Task: Below are the records; copy each line in them that holds the word "this".

• • • • •

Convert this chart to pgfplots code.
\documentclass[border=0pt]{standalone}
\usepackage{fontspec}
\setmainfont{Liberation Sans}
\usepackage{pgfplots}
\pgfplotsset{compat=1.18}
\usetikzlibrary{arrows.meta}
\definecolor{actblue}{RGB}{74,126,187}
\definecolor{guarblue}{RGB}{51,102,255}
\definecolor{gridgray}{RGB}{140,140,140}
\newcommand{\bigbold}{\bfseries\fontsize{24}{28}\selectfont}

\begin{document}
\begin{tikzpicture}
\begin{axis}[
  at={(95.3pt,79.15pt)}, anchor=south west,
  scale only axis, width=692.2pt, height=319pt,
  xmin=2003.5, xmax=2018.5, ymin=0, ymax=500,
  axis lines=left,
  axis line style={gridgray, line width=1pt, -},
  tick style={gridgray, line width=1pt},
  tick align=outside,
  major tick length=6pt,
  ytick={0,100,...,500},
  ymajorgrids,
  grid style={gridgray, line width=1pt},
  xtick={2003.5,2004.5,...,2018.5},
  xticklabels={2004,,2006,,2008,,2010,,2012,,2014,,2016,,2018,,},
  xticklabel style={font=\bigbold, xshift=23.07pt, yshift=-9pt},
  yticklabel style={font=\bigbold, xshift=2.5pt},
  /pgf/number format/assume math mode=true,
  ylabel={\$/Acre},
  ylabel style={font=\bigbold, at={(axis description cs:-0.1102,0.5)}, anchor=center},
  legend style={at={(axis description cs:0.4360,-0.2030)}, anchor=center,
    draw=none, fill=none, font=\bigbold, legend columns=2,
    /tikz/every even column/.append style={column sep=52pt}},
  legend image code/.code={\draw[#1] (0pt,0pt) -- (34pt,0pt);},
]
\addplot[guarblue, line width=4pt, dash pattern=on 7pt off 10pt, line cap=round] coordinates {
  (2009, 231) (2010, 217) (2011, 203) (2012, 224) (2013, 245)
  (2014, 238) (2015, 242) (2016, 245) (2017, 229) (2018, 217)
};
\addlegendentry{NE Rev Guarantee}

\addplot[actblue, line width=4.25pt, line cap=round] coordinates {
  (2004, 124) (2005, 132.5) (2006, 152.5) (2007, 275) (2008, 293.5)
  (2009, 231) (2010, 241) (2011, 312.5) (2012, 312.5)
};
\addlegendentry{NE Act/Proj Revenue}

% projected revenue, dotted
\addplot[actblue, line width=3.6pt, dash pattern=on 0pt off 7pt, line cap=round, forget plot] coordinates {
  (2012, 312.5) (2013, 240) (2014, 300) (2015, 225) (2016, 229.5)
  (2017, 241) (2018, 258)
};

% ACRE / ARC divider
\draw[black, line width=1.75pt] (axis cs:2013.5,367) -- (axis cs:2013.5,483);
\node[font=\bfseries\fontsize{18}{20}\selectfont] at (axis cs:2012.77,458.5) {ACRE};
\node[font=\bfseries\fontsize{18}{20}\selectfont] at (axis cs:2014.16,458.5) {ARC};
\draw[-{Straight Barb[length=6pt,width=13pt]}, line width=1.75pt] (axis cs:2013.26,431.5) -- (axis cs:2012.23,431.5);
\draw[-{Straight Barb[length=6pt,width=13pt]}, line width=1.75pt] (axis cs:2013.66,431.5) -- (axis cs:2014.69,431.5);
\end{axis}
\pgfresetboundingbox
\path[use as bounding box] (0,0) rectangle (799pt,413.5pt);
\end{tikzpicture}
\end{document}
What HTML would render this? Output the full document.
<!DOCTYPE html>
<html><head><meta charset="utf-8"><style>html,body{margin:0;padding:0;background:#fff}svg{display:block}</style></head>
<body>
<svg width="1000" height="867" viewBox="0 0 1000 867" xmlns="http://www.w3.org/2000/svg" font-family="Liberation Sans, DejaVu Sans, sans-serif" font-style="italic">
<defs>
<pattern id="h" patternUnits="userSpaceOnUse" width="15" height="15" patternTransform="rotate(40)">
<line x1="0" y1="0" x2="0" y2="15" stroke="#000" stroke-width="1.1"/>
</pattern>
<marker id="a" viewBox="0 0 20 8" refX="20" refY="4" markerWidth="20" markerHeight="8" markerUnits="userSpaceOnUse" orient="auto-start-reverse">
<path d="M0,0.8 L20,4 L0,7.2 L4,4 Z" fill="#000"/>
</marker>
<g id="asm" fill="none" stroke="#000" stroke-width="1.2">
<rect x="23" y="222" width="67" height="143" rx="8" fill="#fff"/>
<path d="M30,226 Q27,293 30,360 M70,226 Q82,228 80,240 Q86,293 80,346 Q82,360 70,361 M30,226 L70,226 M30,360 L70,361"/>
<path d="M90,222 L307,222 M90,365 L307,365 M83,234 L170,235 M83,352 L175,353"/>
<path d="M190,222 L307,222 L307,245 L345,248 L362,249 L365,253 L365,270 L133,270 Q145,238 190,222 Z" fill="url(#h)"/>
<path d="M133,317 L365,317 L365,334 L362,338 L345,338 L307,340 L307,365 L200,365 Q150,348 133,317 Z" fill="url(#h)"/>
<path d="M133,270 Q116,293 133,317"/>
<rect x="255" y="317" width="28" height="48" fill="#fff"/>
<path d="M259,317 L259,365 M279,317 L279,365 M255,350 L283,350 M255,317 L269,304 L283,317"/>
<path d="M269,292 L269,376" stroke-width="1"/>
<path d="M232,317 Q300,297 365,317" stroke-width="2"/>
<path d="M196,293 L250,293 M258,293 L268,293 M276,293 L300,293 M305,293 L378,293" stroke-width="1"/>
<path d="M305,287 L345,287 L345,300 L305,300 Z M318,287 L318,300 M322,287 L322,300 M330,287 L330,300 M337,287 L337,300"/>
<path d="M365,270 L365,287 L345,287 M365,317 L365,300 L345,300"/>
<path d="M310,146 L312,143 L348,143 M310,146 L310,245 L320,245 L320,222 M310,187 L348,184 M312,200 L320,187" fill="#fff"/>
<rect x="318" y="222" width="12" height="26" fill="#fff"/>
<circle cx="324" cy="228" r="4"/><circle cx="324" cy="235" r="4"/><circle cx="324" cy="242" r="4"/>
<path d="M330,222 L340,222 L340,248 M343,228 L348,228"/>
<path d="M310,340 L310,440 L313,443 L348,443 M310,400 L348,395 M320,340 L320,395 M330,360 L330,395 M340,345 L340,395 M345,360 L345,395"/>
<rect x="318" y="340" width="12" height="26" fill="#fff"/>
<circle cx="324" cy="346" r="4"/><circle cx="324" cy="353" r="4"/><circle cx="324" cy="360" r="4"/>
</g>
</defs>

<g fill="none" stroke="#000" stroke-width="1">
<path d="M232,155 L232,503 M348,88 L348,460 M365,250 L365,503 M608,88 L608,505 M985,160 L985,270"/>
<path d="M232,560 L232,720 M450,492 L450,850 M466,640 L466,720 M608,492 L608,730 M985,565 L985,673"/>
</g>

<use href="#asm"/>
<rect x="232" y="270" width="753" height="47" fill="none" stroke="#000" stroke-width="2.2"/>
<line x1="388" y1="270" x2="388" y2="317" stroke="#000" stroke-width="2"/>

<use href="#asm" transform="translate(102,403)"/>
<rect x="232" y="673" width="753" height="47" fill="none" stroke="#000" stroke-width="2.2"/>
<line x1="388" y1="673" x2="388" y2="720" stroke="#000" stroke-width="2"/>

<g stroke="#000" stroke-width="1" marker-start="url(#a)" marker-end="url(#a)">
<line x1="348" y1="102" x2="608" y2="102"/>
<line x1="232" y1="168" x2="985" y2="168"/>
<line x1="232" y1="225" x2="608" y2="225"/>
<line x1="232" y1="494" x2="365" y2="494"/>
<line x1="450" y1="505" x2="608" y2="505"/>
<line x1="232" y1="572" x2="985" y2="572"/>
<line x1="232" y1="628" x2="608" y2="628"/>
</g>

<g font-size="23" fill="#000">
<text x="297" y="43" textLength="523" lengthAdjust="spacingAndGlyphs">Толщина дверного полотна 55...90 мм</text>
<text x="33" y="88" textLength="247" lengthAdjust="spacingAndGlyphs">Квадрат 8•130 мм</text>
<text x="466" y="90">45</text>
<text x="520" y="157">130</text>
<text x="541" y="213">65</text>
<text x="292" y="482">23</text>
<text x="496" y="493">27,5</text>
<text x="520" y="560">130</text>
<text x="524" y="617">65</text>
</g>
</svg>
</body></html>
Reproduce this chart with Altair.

• • • • •

Result of the exercise:
Convert this chart to pgfplots code.
What HTML would render this? Output the full document.
Reproduce this chart with Altair.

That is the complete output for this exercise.